INFORMATION PROVIDED
····················
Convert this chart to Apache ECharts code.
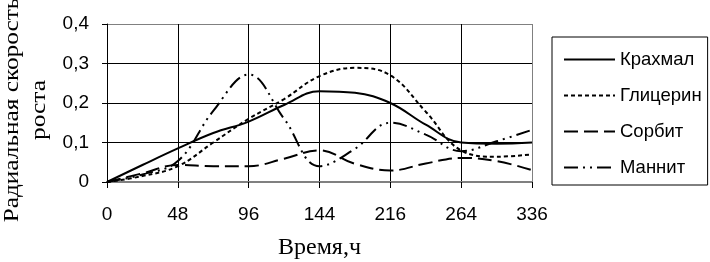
<!DOCTYPE html>
<html>
<head>
<meta charset="utf-8">
<script src="https://cdn.jsdelivr.net/npm/echarts@6/dist/echarts.min.js"></script>
<style>
html,body{margin:0;padding:0;background:#fff;}
#chart{width:710px;height:262px;}
</style>
</head>
<body>
<div id="chart"></div>
<script>
// Time in hours; every other category carries a tick label
var categories = ['0', '24', '48', '72', '96', '120', '144', '180', '216', '240', '264', '300', '336'];
var krahmal   = [0, 0.043, 0.085, 0.124, 0.153, 0.195, 0.23, 0.226, 0.2, 0.145, 0.1, 0.097, 0.1];
var glicerin  = [0, 0.015, 0.04, 0.1, 0.16, 0.21, 0.268, 0.289, 0.27, 0.178, 0.08, 0.064, 0.07];
var sorbit    = [0, 0.022, 0.043, 0.04, 0.04, 0.059, 0.08, 0.046, 0.029, 0.047, 0.061, 0.053, 0.03];
var mannit    = [0, 0.019, 0.053, 0.18, 0.272, 0.16, 0.04, 0.084, 0.15, 0.12, 0.078, 0.103, 0.132];
var seriesNames = ['Крахмал', 'Глицерин', 'Сорбит', 'Маннит'];
var yTitle = 'Радиальная скорость\nроста';
var xTitle = 'Время,ч';

var chart = echarts.init(document.getElementById('chart'), null, {renderer: 'canvas'});
var SANS = '"Liberation Sans", Arial, sans-serif';
var SERIF = '"Liberation Serif", "Times New Roman", serif';
var SM = 0.4;

function line(name, data, type) {
  return {
    name: name, type: 'line', data: data, smooth: SM,
    symbol: 'none', showSymbol: false,
    lineStyle: {color: '#000', width: 2, type: type},
    itemStyle: {color: '#000'}
  };
}

chart.setOption({
  animation: false,
  backgroundColor: '#fff',
  grid: {left: 107, right: 178, top: 24, bottom: 80, show: false,
    containLabel: false, outerBoundsMode: 'none'},
  xAxis: {
    type: 'category', data: categories, boundaryGap: false,
    name: xTitle, nameLocation: 'middle', nameGap: 54,
    nameTextStyle: {fontFamily: SERIF, fontSize: 24, color: '#000'},
    axisLine: {show: true, lineStyle: {color: '#808080', width: 2}},
    axisTick: {show: true, inside: false, length: 6, interval: 1, lineStyle: {color: '#000'}},
    axisLabel: {margin: 23, interval: 1, fontFamily: SANS, fontSize: 19, color: '#000'},
    splitLine: {show: true, interval: 1, lineStyle: {color: ['#000','#000','#000','#000','#000','#000','#808080'], width: 1}}
  },
  yAxis: {
    type: 'value', min: 0, max: 0.4, interval: 0.1,
    axisLine: {show: true, lineStyle: {color: '#000', width: 1}},
    axisTick: {show: true, inside: false, length: 5, lineStyle: {color: '#000'}},
    axisLabel: {margin: 18, fontFamily: SANS, fontSize: 19, color: '#000',
      formatter: function (v) { return String(Math.round(v * 10) / 10).replace('.', ','); }},
    splitLine: {show: true, lineStyle: {color: ['#808080','#000','#000','#000','#808080'], width: 1}}
  },
  legend: {
    orient: 'vertical', left: 552, top: 37,
    padding: [13, 6, 8, 11],
    borderColor: '#000', borderWidth: 1,
    itemWidth: 51, itemHeight: 20, itemGap: 17,
    itemStyle: {color: 'rgba(0,0,0,0)', borderWidth: 0, opacity: 0},
    textStyle: {fontFamily: SANS, fontSize: 18.5, color: '#000'},
    data: seriesNames
  },
  graphic: [{
    type: 'text', x: 26, y: 110, rotation: Math.PI / 2, scaleX: 1.15,
    style: {text: yTitle, fontFamily: SERIF, fontSize: 22, lineHeight: 27,
      fill: '#000', align: 'center', verticalAlign: 'middle'}
  }],
  series: [
    line(seriesNames[0], krahmal, 'solid'),
    line(seriesNames[1], glicerin, [4, 3]),
    line(seriesNames[2], sorbit, [14, 6]),
    line(seriesNames[3], mannit, [14, 5, 2, 5, 2, 5])
  ]
});
</script>
</body>
</html>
····················
YOUR INSTRUCTIONS
Each line of the data is to be duplicated exactly; pictures stay out of the copy.

RESPONSE
Convert this chart to Apache ECharts code.
<!DOCTYPE html>
<html>
<head>
<meta charset="utf-8">
<script src="https://cdn.jsdelivr.net/npm/echarts@6/dist/echarts.min.js"></script>
<style>
html,body{margin:0;padding:0;background:#fff;}
#chart{width:710px;height:262px;}
</style>
</head>
<body>
<div id="chart"></div>
<script>
// Time in hours; every other category carries a tick label
var categories = ['0', '24', '48', '72', '96', '120', '144', '180', '216', '240', '264', '300', '336'];
var krahmal   = [0, 0.043, 0.085, 0.124, 0.153, 0.195, 0.23, 0.226, 0.2, 0.145, 0.1, 0.097, 0.1];
var glicerin  = [0, 0.015, 0.04, 0.1, 0.16, 0.21, 0.268, 0.289, 0.27, 0.178, 0.08, 0.064, 0.07];
var sorbit    = [0, 0.022, 0.043, 0.04, 0.04, 0.059, 0.08, 0.046, 0.029, 0.047, 0.061, 0.053, 0.03];
var mannit    = [0, 0.019, 0.053, 0.18, 0.272, 0.16, 0.04, 0.084, 0.15, 0.12, 0.078, 0.103, 0.132];
var seriesNames = ['Крахмал', 'Глицерин', 'Сорбит', 'Маннит'];
var yTitle = 'Радиальная скорость\nроста';
var xTitle = 'Время,ч';

var chart = echarts.init(document.getElementById('chart'), null, {renderer: 'canvas'});
var SANS = '"Liberation Sans", Arial, sans-serif';
var SERIF = '"Liberation Serif", "Times New Roman", serif';
var SM = 0.4;

function line(name, data, type) {
  return {
    name: name, type: 'line', data: data, smooth: SM,
    symbol: 'none', showSymbol: false,
    lineStyle: {color: '#000', width: 2, type: type},
    itemStyle: {color: '#000'}
  };
}

chart.setOption({
  animation: false,
  backgroundColor: '#fff',
  grid: {left: 107, right: 178, top: 24, bottom: 80, show: false,
    containLabel: false, outerBoundsMode: 'none'},
  xAxis: {
    type: 'category', data: categories, boundaryGap: false,
    name: xTitle, nameLocation: 'middle', nameGap: 54,
    nameTextStyle: {fontFamily: SERIF, fontSize: 24, color: '#000'},
    axisLine: {show: true, lineStyle: {color: '#808080', width: 2}},
    axisTick: {show: true, inside: false, length: 6, interval: 1, lineStyle: {color: '#000'}},
    axisLabel: {margin: 23, interval: 1, fontFamily: SANS, fontSize: 19, color: '#000'},
    splitLine: {show: true, interval: 1, lineStyle: {color: ['#000','#000','#000','#000','#000','#000','#808080'], width: 1}}
  },
  yAxis: {
    type: 'value', min: 0, max: 0.4, interval: 0.1,
    axisLine: {show: true, lineStyle: {color: '#000', width: 1}},
    axisTick: {show: true, inside: false, length: 5, lineStyle: {color: '#000'}},
    axisLabel: {margin: 18, fontFamily: SANS, fontSize: 19, color: '#000',
      formatter: function (v) { return String(Math.round(v * 10) / 10).replace('.', ','); }},
    splitLine: {show: true, lineStyle: {color: ['#808080','#000','#000','#000','#808080'], width: 1}}
  },
  legend: {
    orient: 'vertical', left: 552, top: 37,
    padding: [13, 6, 8, 11],
    borderColor: '#000', borderWidth: 1,
    itemWidth: 51, itemHeight: 20, itemGap: 17,
    itemStyle: {color: 'rgba(0,0,0,0)', borderWidth: 0, opacity: 0},
    textStyle: {fontFamily: SANS, fontSize: 18.5, color: '#000'},
    data: seriesNames
  },
  graphic: [{
    type: 'text', x: 26, y: 110, rotation: Math.PI / 2, scaleX: 1.15,
    style: {text: yTitle, fontFamily: SERIF, fontSize: 22, lineHeight: 27,
      fill: '#000', align: 'center', verticalAlign: 'middle'}
  }],
  series: [
    line(seriesNames[0], krahmal, 'solid'),
    line(seriesNames[1], glicerin, [4, 3]),
    line(seriesNames[2], sorbit, [14, 6]),
    line(seriesNames[3], mannit, [14, 5, 2, 5, 2, 5])
  ]
});
</script>
</body>
</html>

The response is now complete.